— start MATERIAL FOR THIS EXERCISE —

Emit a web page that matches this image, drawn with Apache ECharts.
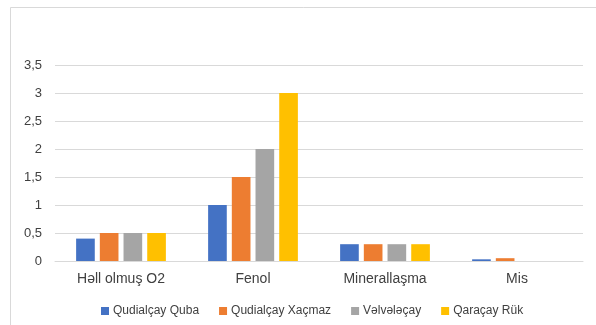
<!DOCTYPE html>
<html><head><meta charset="utf-8">
<script src="https://cdn.jsdelivr.net/npm/echarts@6/dist/echarts.min.js"></script>
<style>html,body{margin:0;padding:0;background:#fff}#c{width:596px;height:325px}</style>
</head><body><div id="c"></div>
<script>
var categories = ['Həll olmuş O2', 'Fenol', 'Minerallaşma', 'Mis'];
var seriesNames = ['Qudialçay Quba', 'Qudialçay Xaçmaz', 'Vəlvələçay', 'Qaraçay Rük'];
var quba = [0.4, 1, 0.3, 0.03];
var xacmaz = [0.5, 1.5, 0.3, 0.05];
var velveleçay = [0.5, 2, 0.3, 0];
var qaracay = [0.5, 3, 0.3, 0];
var yTicks = [0, 0.5, 1, 1.5, 2, 2.5, 3, 3.5];
var colors = ['#4472C4', '#ED7D31', '#A5A5A5', '#FFC000'];
var values = [quba, xacmaz, velveleçay, qaracay];

var chart = echarts.init(document.getElementById('c'), null, {renderer: 'canvas'});
var font = '"Liberation Sans", Arial, sans-serif';
chart.setOption({
  animation: false,
  textStyle: {fontFamily: font},
  graphic: [{
    type: 'rect', left: 10, top: 7, z: -1,
    shape: {width: 620, height: 340},
    style: {fill: '#fff', stroke: '#d9d9d9', lineWidth: 1}
  }],
  grid: {left: 55, right: 13, top: 65, bottom: 64},
  legend: {
    data: seriesNames, left: 96, top: 300, itemWidth: 8, itemHeight: 8, itemGap: 20,
    icon: 'rect',
    textStyle: {fontSize: 12, color: '#404040', fontFamily: font, padding: [0, 0, 0, -1]}
  },
  xAxis: {
    type: 'category', data: categories,
    axisLine: {lineStyle: {color: '#d9d9d9'}},
    axisTick: {show: false},
    axisLabel: {fontSize: 14, color: '#404040', margin: 11, fontFamily: font}
  },
  yAxis: {
    type: 'value', min: 0, max: 3.5, interval: 0.5,
    axisLine: {show: false}, axisTick: {show: false},
    splitLine: {lineStyle: {color: '#d9d9d9'}},
    axisLabel: {fontSize: 13, color: '#404040', margin: 13, fontFamily: font,
      formatter: function (v) { return String(v).replace('.', ','); }}
  },
  series: seriesNames.map(function (n, i) {
    return {
      name: n, type: 'bar', data: values[i],
      barGap: '27%', barCategoryGap: '32%',
      itemStyle: {color: colors[i]}
    };
  })
});
</script></body></html>
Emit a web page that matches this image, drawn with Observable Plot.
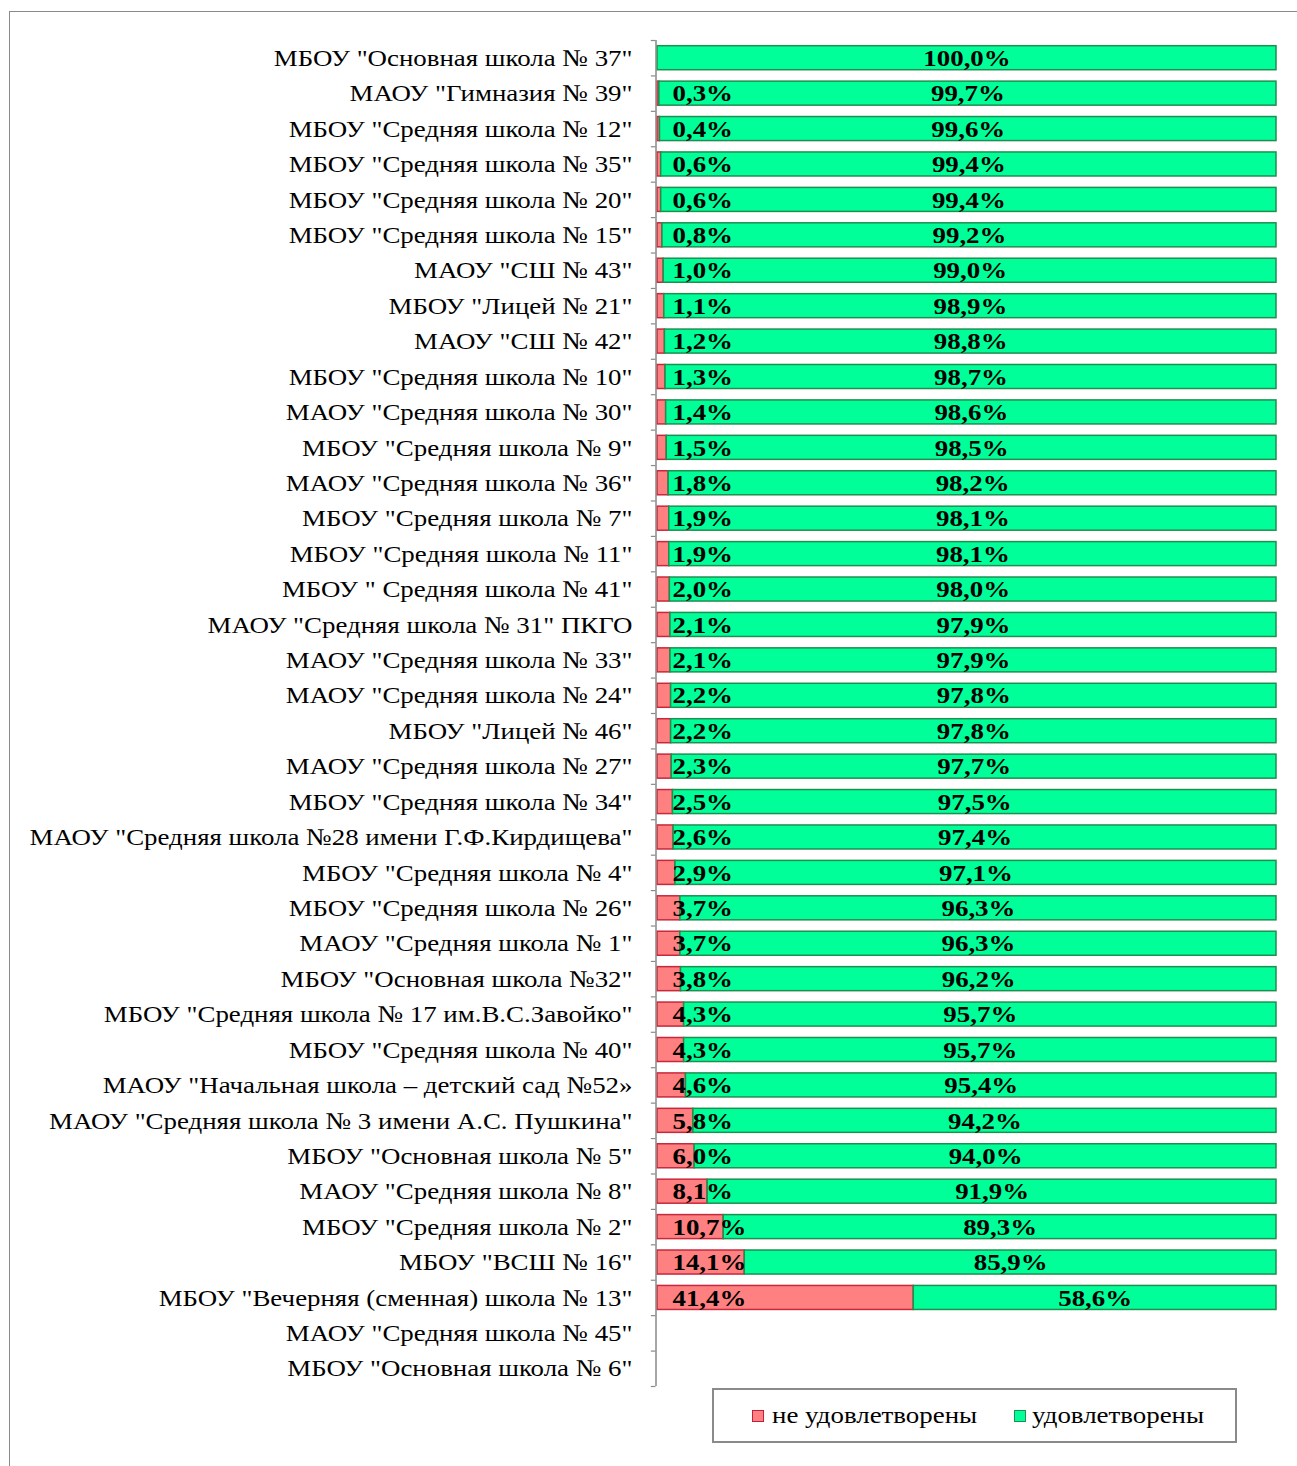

— end MATERIAL FOR THIS EXERCISE —

_THE EXERCISE_. Reproduce every entry exactly, but omit each picture.

_EXERCISE SOLUTION_.
Emit a web page that matches this image, drawn with Apache ECharts.
<!DOCTYPE html>
<html><head><meta charset="utf-8">
<script src="https://cdn.jsdelivr.net/npm/echarts@6/dist/echarts.min.js"></script>
<style>html,body{margin:0;padding:0;background:#fff}#c{width:596px;height:325px}</style>
</head><body><div id="c"></div>
<script>
var categories = ['Həll olmuş O2', 'Fenol', 'Minerallaşma', 'Mis'];
var seriesNames = ['Qudialçay Quba', 'Qudialçay Xaçmaz', 'Vəlvələçay', 'Qaraçay Rük'];
var quba = [0.4, 1, 0.3, 0.03];
var xacmaz = [0.5, 1.5, 0.3, 0.05];
var velveleçay = [0.5, 2, 0.3, 0];
var qaracay = [0.5, 3, 0.3, 0];
var yTicks = [0, 0.5, 1, 1.5, 2, 2.5, 3, 3.5];
var colors = ['#4472C4', '#ED7D31', '#A5A5A5', '#FFC000'];
var values = [quba, xacmaz, velveleçay, qaracay];

var chart = echarts.init(document.getElementById('c'), null, {renderer: 'canvas'});
var font = '"Liberation Sans", Arial, sans-serif';
chart.setOption({
  animation: false,
  textStyle: {fontFamily: font},
  graphic: [{
    type: 'rect', left: 10, top: 7, z: -1,
    shape: {width: 620, height: 340},
    style: {fill: '#fff', stroke: '#d9d9d9', lineWidth: 1}
  }],
  grid: {left: 55, right: 13, top: 65, bottom: 64},
  legend: {
    data: seriesNames, left: 96, top: 300, itemWidth: 8, itemHeight: 8, itemGap: 20,
    icon: 'rect',
    textStyle: {fontSize: 12, color: '#404040', fontFamily: font, padding: [0, 0, 0, -1]}
  },
  xAxis: {
    type: 'category', data: categories,
    axisLine: {lineStyle: {color: '#d9d9d9'}},
    axisTick: {show: false},
    axisLabel: {fontSize: 14, color: '#404040', margin: 11, fontFamily: font}
  },
  yAxis: {
    type: 'value', min: 0, max: 3.5, interval: 0.5,
    axisLine: {show: false}, axisTick: {show: false},
    splitLine: {lineStyle: {color: '#d9d9d9'}},
    axisLabel: {fontSize: 13, color: '#404040', margin: 13, fontFamily: font,
      formatter: function (v) { return String(v).replace('.', ','); }}
  },
  series: seriesNames.map(function (n, i) {
    return {
      name: n, type: 'bar', data: values[i],
      barGap: '27%', barCategoryGap: '32%',
      itemStyle: {color: colors[i]}
    };
  })
});
</script></body></html>
Emit a web page that matches this image, drawn with Observable Plot.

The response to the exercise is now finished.